# Material Mix Variance – Meaning, Example, and More

Material Mix Variance is a concept that is used in the manufacturing world. Manufacturing companies make a huge amount of R&D spending in determining the optimum mix of materials. This optimum mix is a combination of inputs at which the cost of production is at a minimum while maintaining the desired quality. The companies use this optimum mix of materials as the standard to set their cost and budgetary estimations.

However, this standard cost does not remain the same in the real world as the material cost keeps on fluctuating. And this results in the variance from the standard cost. We call this variance Material Mix Variance. The variance can also be due to the change in the quantity from the optimum combination. We can say that the variance arises because of a change in the ratio in which a company uses the materials in comparison to the set standard.

This variance could either be favorable or unfavorable (or adverse). It is crucial that whenever you calculate any variance, you denote it as favorable or adverse. If the variance is favorable, you can tag it as ‘F,’ and if it is adverse, you can tag it as ‘A.’

## Example of Material Mix Variance

An example will help us understand the concept in a better way.  A company uses two chemicals, X and Y, to make a third chemical Z. The cost per liter of X and Y is \$20 and \$25, respectively, while Z sells for \$30 per liter.

The company, on the basis of its research, has come up with two optimal combinations. These are:

First: 10 ltr. of X and 10 ltr. of Y will give 18 ltr. of Z

Second: 8 ltr. of X and 12 ltr. of Y will give 19 ltr. of Z

We can determine the optimum mix between the two by calculating the net contribution from each.

First: (18 x \$30) less (10 x \$20) less (10 x \$25) = \$90

Second: (19 x \$30) less (8 x \$20) less (12 x \$25) = \$110

This means that the second mix is the optimum mix, giving the maximum net contribution.
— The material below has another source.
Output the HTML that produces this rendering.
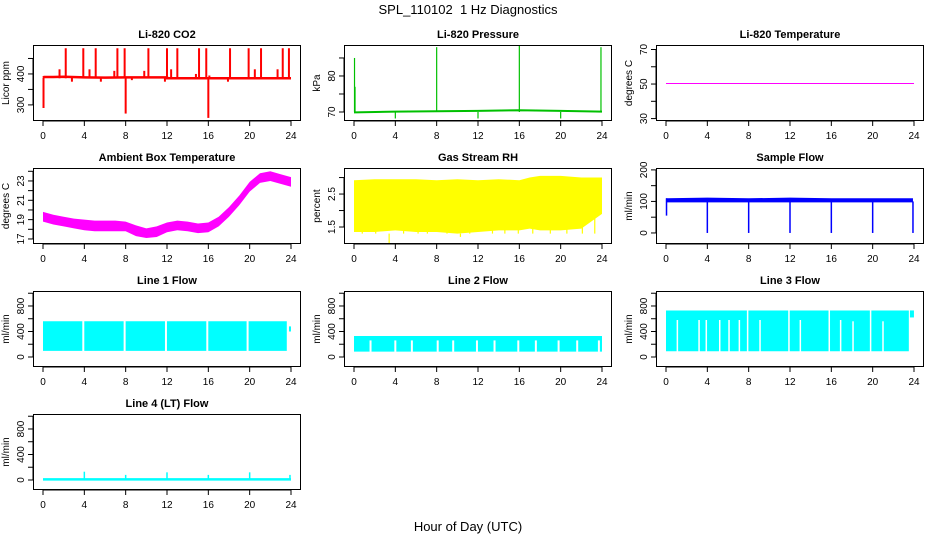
<!DOCTYPE html>
<html><head><meta charset="utf-8"><style>
html,body{margin:0;padding:0;background:#fff;}
svg{display:block;font-family:"Liberation Sans",Arial,sans-serif;}
</style></head><body>
<svg id="c" width="936" height="540" viewBox="0 0 936 540">
<text x="468" y="14" text-anchor="middle" font-size="13">SPL_110102&#160; 1 Hz Diagnostics</text>
<text x="468" y="531" text-anchor="middle" font-size="13">Hour of Day (UTC)</text>
</svg>
<script>
const hoursTicks=[0,4,8,12,16,20,24];
// CO2
const co2BaseX=[0,0.1,1,2,4,6,8,10,12,12.01,14,16,18,20,22,24];
const co2BaseY=[388,390,390,391,389,388,389,389,389,386,386,386,386,386,386,386];
const co2SpikeX=[0.05,2.2,3.9,5.1,7.2,7.9,8.0,10.2,12,13,15.1,15.8,16.0,18.1,19.9,21.1,23.2,23.8,1.6,4.5,6.9,9.8,12.4,14.8,16.1,20.5,22.7,2.8,5.6,8.6,11.8,17.9];
const co2SpikeY=[290,483,483,483,483,483,272,483,483,483,483,483,258,483,483,483,483,483,415,415,410,410,415,400,395,415,415,375,375,380,375,375];
// Pressure
const presBaseX=[0,0.1,4,8,12,16,20,24];
const presBaseY=[69.9,69.9,70.1,70.2,70.3,70.5,70.3,70.1];
const presSpikeX=[0.05,0.1,4,8,12,16,20,23.9];
const presSpikeY=[85,77,68.2,88,68.2,88.5,68.2,88];
// Li-820 temperature
const tempX=[0,24];
const tempY=[50.3,50.3];
// Ambient box temperature
const ambX=[0,1,2,3,4,5,6,7,8,9,10,11,12,13,14,15,16,17,18,19,20,21,22,23,24];
const ambHi=[19.8,19.5,19.3,19.1,19.0,18.9,18.9,18.9,18.8,18.4,18.1,18.3,18.7,18.9,18.8,18.6,18.7,19.3,20.3,21.5,22.9,23.8,24.0,23.7,23.4];
const ambLo=[18.8,18.5,18.3,18.1,17.9,17.8,17.8,17.8,17.8,17.3,17.1,17.2,17.7,17.9,17.8,17.6,17.7,18.3,19.3,20.5,21.9,22.8,23.0,22.7,22.4];
// Gas stream RH
const rhX=[0,2,4,6,8,10,12,14,16,17,18,20,22,24];
const rhHi=[2.92,2.95,2.95,2.95,2.92,2.95,2.92,2.95,2.92,3.0,3.05,3.05,3.0,3.0];
const rhLo=[1.35,1.35,1.4,1.35,1.35,1.3,1.35,1.4,1.4,1.45,1.4,1.4,1.45,1.9];
const rhGapX=[0.8,2.1,3.4,4.8,6.2,7.1,9.0,10.3,11.2,13.4,14.6,15.9,17.3,19.0,20.6,22.1,23.3];
const rhGapY=[2.2,2.1,1.0,2.3,2.0,2.2,2.0,1.2,2.3,2.2,2.0,2.4,2.3,2.2,2.4,2.1,1.9];
// Sample flow
const sfX=[0,0.05,4,8,12,16,20,23.9];
const sfHi=[110,110,112,110,112,110,110,110];
const sfLo=[55,97,97,97,97,96,96,95];
const sfDipX=[4,8,12,16,20,23.9];
const sfDipY=[0,0,0,0,0,0];
// Line flows
const l1Hi=560, l1Lo=95;
const l1GapX=[3.9,7.9,11.9,15.9,19.8,23.7];
const l2Hi=330, l2Lo=85;
const l2GapX=[1.6,4.0,5.6,8.1,9.6,11.9,13.6,15.9,17.6,19.8,21.6,23.7];
const l2GapTop=[260,260,260,260,260,260,260,260,260,260,260,260];
const l3Hi=730, l3Lo=90;
const l3GapX=[1.1,3.2,3.9,5.2,6.1,7.1,7.9,9.1,11.9,13.0,15.8,16.9,18.1,19.8,21.0];
const l3GapTop=[580,580,580,580,580,580,730,580,730,580,730,580,560,730,560];
const l4SpikeX=[4,8,12,16,20,23.9];
const l4SpikeY=[130,80,120,80,120,80];

const NS="http://www.w3.org/2000/svg";
const svg=document.getElementById('c');
function mk(tag,attrs,parent){const e=document.createElementNS(NS,tag);for(const k in attrs)e.setAttribute(k,attrs[k]);(parent||svg).appendChild(e);return e;}
const lefts=[33,344,656], tops=[45,168,291,414], W=268, H=76;

function panel(col,row,name,title,ylab,ylim,yticks,ylabels){
  const L=lefts[col],T=tops[row];
  const g=mk('g',{});
  
  
  const sx=v=>L+10+v*(W-20)/24;
  const sy=v=>T+H-(v-ylim[0])/(ylim[1]-ylim[0])*H;
  const t=mk('text',{x:L+W/2,y:T-7,'text-anchor':'middle','font-size':11,'font-weight':'bold'},g);t.textContent=title;
  
  
  const plot=mk('g',{'clip-path':'url(#clip'+col+row+')'},g);
  const cp=mk('clipPath',{id:'clip'+col+row},g);mk('rect',{x:L,y:T,width:W,height:H},cp);
  
  
  const ax=mk('g',{stroke:'#000','stroke-width':1,fill:'none'},g);
  mk('rect',{x:L+.5,y:T+.5,width:W-1,height:H-1},ax);
  mk('line',{x1:sx(0),x2:sx(24),y1:T+H,y2:T+H},ax);
  hoursTicks.forEach(h=>{mk('line',{x1:sx(h),x2:sx(h),y1:T+H,y2:T+H+5},ax);
    const tl=mk('text',{x:sx(h),y:T+H+18,'text-anchor':'middle','font-size':10},g);tl.textContent=h;
    
    });
  mk('line',{x1:L,x2:L,y1:sy(yticks[0]),y2:sy(yticks[yticks.length-1])},ax);
  yticks.forEach(v=>{mk('line',{x1:L-5,x2:L,y1:sy(v),y2:sy(v)},ax);});
  ylabels.forEach(v=>{const y=sy(v);const tl=mk('text',{x:L-9,y:y,'text-anchor':'middle','font-size':10,transform:`rotate(-90 ${L-9} ${y})`},g);tl.textContent=v;
    
    });
  const yl=mk('text',{x:L-24,y:T+H/2,'text-anchor':'middle','font-size':10,transform:`rotate(-90 ${L-24} ${T+H/2})`},g);yl.textContent=ylab;
  
  
  return {sx,sy,plot};
}
function poly(p,xs,ys,color,w){mk('polyline',{points:xs.map((x,i)=>p.sx(x)+','+p.sy(ys[i])).join(' '),fill:'none',stroke:color,'stroke-width':w},p.plot);}
function band(p,xs,hi,lo,color){const pts=xs.map((x,i)=>p.sx(x)+','+p.sy(hi[i])).concat(xs.slice().reverse().map((x,i)=>p.sx(x)+','+p.sy(lo[xs.length-1-i])));mk('polygon',{points:pts.join(' '),fill:color},p.plot);}
function vline(p,x,y0,y1,color,w){mk('line',{x1:p.sx(x),x2:p.sx(x),y1:p.sy(y0),y2:p.sy(y1),stroke:color,'stroke-width':w},p.plot);}

let p;
p=panel(0,0,'co2','Li-820 CO2','Licor ppm',[248,493.5],[300,350,400,450],[300,400]);
poly(p,co2BaseX,co2BaseY,'#f00',2.5);
co2SpikeX.forEach((x,i)=>vline(p,x,co2BaseY[0]+(co2SpikeY[i]>400?-2:0),co2SpikeY[i],'#f00',2));

p=panel(1,0,'pressure','Li-820 Pressure','kPa',[67.5,88.6],[70,75,80,85],[70,80]);
poly(p,presBaseX,presBaseY,'#00c000',2);
presSpikeX.forEach((x,i)=>vline(p,x,70,presSpikeY[i],'#00c000',1.2));

p=panel(2,0,'li820-temperature','Li-820 Temperature','degrees C',[28.6,72.6],[30,40,50,60,70],[30,50,70]);
poly(p,tempX,tempY,'#f0f',1);

p=panel(0,1,'ambient-temperature','Ambient Box Temperature','degrees C',[16.48,24.34],[17,18,19,20,21,22,23,24],[17,19,21,23]);
band(p,ambX,ambHi,ambLo,'#f0f');

p=panel(1,1,'gas-stream-rh','Gas Stream RH','percent',[0.985,3.29],[1.5,2,2.5,3],[1.5,2.5]);
band(p,rhX,rhHi,rhLo,'#ff0');
rhGapX.forEach((x,i)=>vline(p,x,rhGapY[i],1.3,'#ff0',1.2));

p=panel(2,1,'sample-flow','Sample Flow','ml/min',[-35,206],[0,50,100,150,200],[0,100,200]);
band(p,sfX,sfHi,sfHi.map((v,i)=>97),'#00f');
vline(p,0.05,55,110,'#00f',1.5);
sfDipX.forEach((x,i)=>vline(p,x,100,sfDipY[i],'#00f',1.5));

const flowTicks=[0,200,400,600,800,1000], flowLabels=[0,400,800];
p=panel(0,2,'line-1-flow','Line 1 Flow','ml/min',[-157,1035],flowTicks,flowLabels);
band(p,[0,23.6],[l1Hi,l1Hi],[l1Lo,l1Lo],'#0ff');vline(p,23.9,400,480,'#0ff',2);
l1GapX.forEach(x=>vline(p,x,l1Lo-5,l1Hi+20,'#fff',2));

p=panel(1,2,'line-2-flow','Line 2 Flow','ml/min',[-157,1035],flowTicks,flowLabels);
band(p,[0,24],[l2Hi,l2Hi],[l2Lo,l2Lo],'#0ff');
l2GapX.forEach((x,i)=>vline(p,x,l2Lo-5,l2GapTop[i],'#fff',2));

p=panel(2,2,'line-3-flow','Line 3 Flow','ml/min',[-157,1035],flowTicks,flowLabels);
band(p,[0,23.5],[l3Hi,l3Hi],[l3Lo,l3Lo],'#0ff');vline(p,23.8,620,730,'#0ff',4);
l3GapX.forEach((x,i)=>vline(p,x,l3Lo-5,l3GapTop[i],'#fff',1.5));

p=panel(0,3,'line-4-lt-flow','Line 4 (LT) Flow','ml/min',[-157,1035],flowTicks,flowLabels);
poly(p,[0,24],[10,10],'#0ff',2.5);
l4SpikeX.forEach((x,i)=>vline(p,x,10,l4SpikeY[i],'#0ff',1.5));
</script>
</body></html>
Now, if the price of X and Y change, or the selling price of Z changes, or if the production uses more materials than the optimum mix, this will result in the variance.

Now, assume that the company produces 1,900 ltr. of Z using 900 ltr. of X and 1,100 ltr. of Y. The cost of X and Y are the same as the standard cost above, i.e., \$20 and \$25, respectively.

To calculate the variance, we first need to calculate the standard cost of producing 1,850 ltr. of Z using the proportionate optimum mix of X and Y from the Second combination above.

The optimum quantity of X, in this case, will be = (8/20)* 2,000 ltr. = 800 ltr. The 2,000 ltr. Here is the total X and Y used to produce Z.

Similarly, the optimum quantity of Y will be = (12/20)* 2,000 ltr. = 1,200 ltr.

Now, we need to calculate the optimum/standard cost. This will be (800 * \$20) + (1,200 * \$25) = \$46,000

Now let us calculate the actual cost incurred by the company. And this will be = (900 * \$20) + (1,100 * \$25) = \$45,500

The material mix variance in this case will be = \$46,000 less \$45,500 = \$500 F

As the actual cost incurred is less than what was initially estimated. Therefore we have a favorable variance here.

Read Material Variance for more details on other types of material variances.

## Final Words

Material Mix Variance is a tool available to the production managers to gauge the efficiency of the production process. The management can regularly calculate this variance to determine whether or not the actual production is in line with the set standard. In case there is an unfavorable variance, and it is above the acceptable limit, then the management can take corrective actions to minimize or eliminate the variance.